Yes, this is "theoretically" true, but, a fuse offers the best protection when it is placed on the positive or hot side of the load, not the ground side. As I stated earlier, if an internal short occured in the fan motor, yes, the fuse would blow regardless to where you put it in the circuit, but, say for instance another TYPE of short occured : Example/ the positive wire of the fan became brittle and the copper exposed, and this wire touches a chassis grounded metal panel or bolt, a short would develop from the battery to ground, totally bypassing the motor and fuse and elemenating the effectiveness of the fuse, and a fire could start! Where, on the other hand, as Stevez pointed out, if you locate the fuse as close to the battery as possible, you reduce the amount of wire that is not fuse protected. If this same short occured, the fuse would be BETWEEN the positive terminal and ground, and would open. So, the engineers who suggested that it doesn't matter where the fuse is located are fools.
 

zevon8

New Member
heathtech and stevez have summarized this very well, especially regarding the point of fusing close to the battery to leave as little unprotected wire as possible.

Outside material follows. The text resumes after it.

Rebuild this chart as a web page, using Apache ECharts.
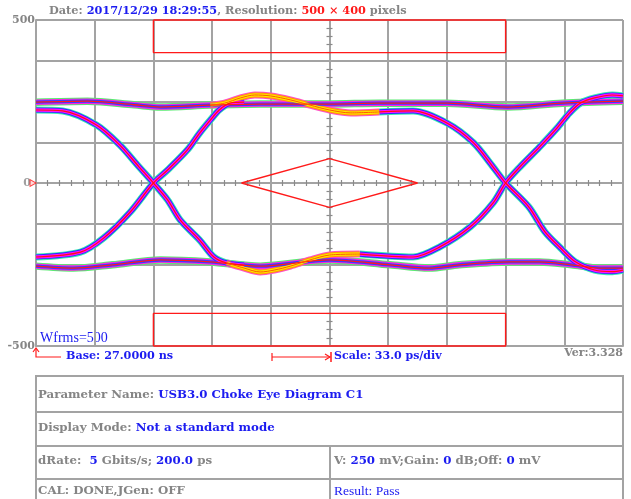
<!DOCTYPE html>
<html><head><meta charset="utf-8">
<script src="https://cdn.jsdelivr.net/npm/echarts@6/dist/echarts.min.js"></script>
<style>html,body{margin:0;padding:0;background:#fff}#c{width:631px;height:499px}</style>
</head><body><div id="c"></div>
<script>
// ---- axes (time in ps relative to screen centre, voltage in mV) ----
const timeMin = -165, timeMax = 165, timeDiv = 33;
const voltMin = -500, voltMax = 500, voltDiv = 125;
const voltLabels = [-500, 0, 500];

// ---- eye traces (ps, mV) ----
const topRail = [[-165,248],[-136,251],[-110,240],[-95,233],[-67,239],[-39,242],[0,242],[28,245],[66,245],[100,233],[131,245],[165,251]];
const bottomRail = [[-165,-255],[-144,-261],[-122,-251],[-95,-236],[-67,-242],[-39,-255],[0,-236],[34,-251],[56,-261],[73,-251],[101,-242],[118,-242],[136,-251],[152,-261],[165,-261]];
const fallEdge1 = [[-165,224],[-150,221],[-131,178],[-118,117],[-107,49],[-99,0],[-91,-52],[-84,-113],[-73,-175],[-65,-227],[-58,-245],[-48,-252]];
const riseEdge1 = [[-165,-227],[-140,-212],[-127,-169],[-112,-89],[-99,0],[-91,40],[-80,101],[-73,153],[-67,193],[-62,224],[-56,245],[-48,248]];
const humpHigh = [[-67,239],[-59,245],[-50,261],[-42,270],[-33,267],[-22,255],[-11,239],[0,224],[12,215],[28,218]];
const fallEdge2 = [[28,218],[47,221],[66,184],[81,123],[92,49],[99,0],[112,-73],[121,-149],[130,-200],[138,-241],[149,-267],[159,-272],[165,-267]];
const dipLow = [[-58,-245],[-48,-261],[-39,-273],[-31,-267],[-22,-255],[-11,-236],[0,-221],[17,-218]];
const riseEdge2 = [[17,-218],[47,-227],[62,-196],[79,-135],[92,-61],[99,0],[107,49],[118,110],[128,169],[135,215],[141,245],[149,261],[159,270],[165,267]];

// ---- masks ----
const maskTop = [[-99,500],[-99,400],[99,400],[99,500],[-99,500]];
const maskBottom = [[-99,-500],[-99,-400],[99,-400],[99,-500],[-99,-500]];
const maskCentre = [[-49.5,0],[0,75],[49.5,0],[0,-75],[-49.5,0]];
const triggerLevel = [[-165,0]];

// ---- texts ----
const infoDate = '2017/12/29 18:29:55';
const infoRes = '500 × 400';
const waveforms = 'Wfrms=500';
const baseText = 'Base: 27.0000 ns';
const scaleText = 'Scale: 33.0 ps/div';
const verText = 'Ver:3.328';

const GRAY = '#858585', BLUE = '#1c1cf0', RED = '#ff1a1a', GRID = '#a3a3a3';
const SERIF = '"DejaVu Serif", serif';
const TIMES = '"Liberation Serif", serif';
const TFONT = 'bold 11.8px ' + SERIF;

const edgePalette = [
  {w:7, c:'#3ce8b4'}, {w:5.2, c:'#2b2bff'}, {w:3.3, c:'#ff10ff'}, {w:1.2, c:'#ff1010'}
];
const railPalette = [
  {w:7.5, c:'#58ec70'}, {w:5.5, c:'#ff20e8'}, {w:3.4, c:'#3b3bff'}, {w:1.3, c:'#ff1a1a'}
];
const humpPalette = [
  {w:7, c:'#ff50c8'}, {w:5, c:'#ff9a00'}, {w:3, c:'#ffe600'}, {w:1, c:'#ff5a00'}
];

const traces = [
  {d: topRail, p: railPalette}, {d: bottomRail, p: railPalette},
  {d: fallEdge1, p: edgePalette}, {d: riseEdge1, p: edgePalette},
  {d: fallEdge2, p: edgePalette}, {d: riseEdge2, p: edgePalette},
  {d: humpHigh, p: humpPalette}, {d: dipLow, p: humpPalette}
];

const series = [];
for (let layer = 0; layer < 4; layer++) {
  traces.forEach(t => {
    series.push({
      type: 'line', data: t.d, smooth: 0.3, showSymbol: false, silent: true,
      xAxisIndex: 0, yAxisIndex: 0, z: 3 + layer, animation: false,
      lineStyle: {width: t.p[layer].w, color: t.p[layer].c}
    });
  });
}
[maskTop, maskBottom, maskCentre].forEach(m => series.push({
  type: 'line', data: m, showSymbol: false, silent: true, clip: false, z: 9,
  animation: false, lineStyle: {width: 1.4, color: RED}
}));
series.push({
  type: 'scatter', data: triggerLevel, symbol: 'triangle', symbolRotate: -90,
  symbolSize: [7, 6], symbolOffset: [-3, 0], clip: false, z: 10, silent: true,
  itemStyle: {color: 'rgba(255,80,80,0.25)', borderColor: RED, borderWidth: 1}
});

const hiddenLabel = {show: false};
function tickAxis(kind, inside) {
  const isX = kind === 'x';
  return {
    type: 'value', min: isX ? timeMin : voltMin, max: isX ? timeMax : voltMax,
    interval: isX ? timeDiv : voltDiv, position: isX ? 'bottom' : 'left',
    axisLine: {show: true, onZero: true, lineStyle: {color: GRID, width: 2}},
    axisTick: {show: false, inside: inside},
    minorTick: {show: true, splitNumber: 5, length: 3, lineStyle: {color: '#8a8a8a', width: 1.2}},
    axisLabel: hiddenLabel, splitLine: {show: false}
  };
}

const option = {
  animation: false,
  backgroundColor: '#fff',
  grid: {left: 36, right: 8, top: 20, bottom: 153, show: false},
  xAxis: [
    {type: 'value', min: timeMin, max: timeMax, interval: timeDiv, position: 'bottom',
     axisLine: {show: true, onZero: false, lineStyle: {color: GRID, width: 2}},
     axisTick: {show: false}, axisLabel: hiddenLabel,
     splitLine: {show: true, lineStyle: {color: GRID, width: 2}}},
    tickAxis('x', false), tickAxis('x', true)
  ],
  yAxis: [
    {type: 'value', min: voltMin, max: voltMax, interval: voltDiv, position: 'left',
     axisLine: {show: true, onZero: false, lineStyle: {color: GRID, width: 2}},
     axisTick: {show: false},
     axisLabel: {
       margin: 1, color: GRAY, fontFamily: SERIF, fontWeight: 'bold', fontSize: 11,
       formatter: v => voltLabels.indexOf(v) >= 0 ? (v === 0 ? '{z|0}' : String(v)) : '',
       rich: {z: {padding: [0, 4, 0, 0], color: '#a0a0a0', fontFamily: SERIF, fontWeight: 'bold', fontSize: 11}}
     },
     splitLine: {show: true, lineStyle: {color: GRID, width: 2}}},
    tickAxis('y', false), tickAxis('y', true)
  ],
  series: series,
  graphic: [
    {type: 'text', left: 49, top: 6, style: {
      text: '{g|Date: }{b|' + infoDate + '}{g|, Resolution: }{r|' + infoRes + '}{g| pixels}',
      rich: {
        g: {fill: GRAY, font: 'bold 11.3px ' + SERIF},
        b: {fill: BLUE, font: 'bold 11.3px ' + SERIF},
        r: {fill: RED, font: 'bold 11.3px ' + SERIF}
      }}},
    {type: 'text', left: 40, top: 331, style: {text: waveforms, fill: BLUE, font: '14px ' + TIMES}},
    // base marker
    {type: 'polyline', shape: {points: [[36, 349], [36, 357], [61, 357]]}, style: {stroke: RED, lineWidth: 1.2, fill: null}},
    {type: 'polyline', shape: {points: [[33, 352], [36, 348], [39, 352]]}, style: {stroke: RED, lineWidth: 1.2, fill: null}},
    {type: 'text', left: 66, top: 351, style: {text: baseText, fill: BLUE, font: 'bold 11.2px ' + SERIF}},
    // scale marker
    {type: 'polyline', shape: {points: [[272, 353], [272, 361]]}, style: {stroke: RED, lineWidth: 1.2}},
    {type: 'polyline', shape: {points: [[272, 357], [330, 357]]}, style: {stroke: RED, lineWidth: 1.2}},
    {type: 'polyline', shape: {points: [[325, 354], [330, 357], [325, 360]]}, style: {stroke: RED, lineWidth: 1.2, fill: null}},
    {type: 'polyline', shape: {points: [[331, 352], [331, 362]]}, style: {stroke: RED, lineWidth: 1.5}},
    {type: 'text', left: 334, top: 351, style: {text: scaleText, fill: BLUE, font: 'bold 11px ' + SERIF}},
    {type: 'text', right: 8, top: 348, style: {text: verText, fill: GRAY, font: 'bold 11px ' + SERIF}},
    // parameter table
    {type: 'rect', shape: {x: 36, y: 376, width: 587, height: 140}, style: {stroke: GRID, lineWidth: 2, fill: null}},
    {type: 'line', shape: {x1: 36, y1: 412, x2: 623, y2: 412}, style: {stroke: GRID, lineWidth: 2}},
    {type: 'line', shape: {x1: 36, y1: 446, x2: 623, y2: 446}, style: {stroke: GRID, lineWidth: 2}},
    {type: 'line', shape: {x1: 36, y1: 479, x2: 623, y2: 479}, style: {stroke: GRID, lineWidth: 2}},
    {type: 'line', shape: {x1: 330, y1: 446, x2: 330, y2: 499}, style: {stroke: GRID, lineWidth: 2}},
    {type: 'text', left: 38, top: 389, style: {
      text: '{g|Parameter Name: }{b|USB3.0 Choke Eye Diagram C1}',
      rich: {g: {fill: GRAY, font: TFONT}, b: {fill: BLUE, font: TFONT}}}},
    {type: 'text', left: 38, top: 422, style: {
      text: '{g|Display Mode: }{b|Not a standard mode}',
      rich: {g: {fill: GRAY, font: TFONT}, b: {fill: BLUE, font: TFONT}}}},
    {type: 'text', left: 38, top: 455, style: {
      text: '{g|dRate:  }{b|5}{g| Gbits/s; }{b|200.0}{g| ps}',
      rich: {g: {fill: GRAY, font: TFONT}, b: {fill: BLUE, font: TFONT}}}},
    {type: 'text', left: 334, top: 455, style: {
      text: '{g|V: }{b|250}{g| mV;Gain: }{b|0}{g| dB;Off: }{b|0}{g| mV}',
      rich: {g: {fill: GRAY, font: TFONT}, b: {fill: BLUE, font: TFONT}}}},
    {type: 'text', left: 38, top: 485, style: {text: 'CAL: DONE,JGen: OFF', fill: GRAY, font: TFONT}},
    {type: 'text', left: 334, top: 484, style: {text: 'Result: Pass', fill: BLUE, font: '13.5px ' + TIMES}}
  ]
};

const chart = echarts.init(document.getElementById('c'), null, {renderer: 'canvas'});
chart.setOption(option);
</script></body></html>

Many vehicle circuits are "lowside" switched, meaning the ground side is switched on and off. This has two desired results. One, this simplifies any electronics in the circuit, since switching is referenced to ground, and two, since the switch side of the wiring is often the longer run of wiring, exposed to more hazards, the worst that can happen if the wire shorts to chassis is the device turns on.

In all my vehicle installations at work, the fuse is always located directly at the battery, or inverter/generator, protecting the wiring, which is really the point of the fuse anyways.
 

Oznog

Active Member
Tresguey said:
i recently purchased a electric fan for my car. and the instructions stated to install the fuse on the ground side not positive side. why is that? :?:
Perhaps the people who wrote the instructions have no idea what they're talking about? Just a theory. What kind of electric fan is this? Got a brand/model #?
 

Dean Huster

Well-Known Member
If this is an Asian import, you're probably the victim of the instructions. In the Chinese factories, the boss shouts out to his employees in Chinese, "Who knows English?" The first employee who shouts "McDonald's" gets the job of writing the instructions they include with the fan. I've never figured out why they don't hire an English-speaking person who knows a little Chinese to do the job.

Dean
 

zevon8

New Member
LOL, I think Dean Huster may be on to something... My all time favorite is this one device we buy at work that has a prominant red label on the battery cover that reads:

IMPORTANT ! Insert batteries in the opposite direction as shown on label and in the instructions.

Yes, it is made in China, and of course if you don't follow the instructions, the device becomes a paperweight, no reverse polarity protection.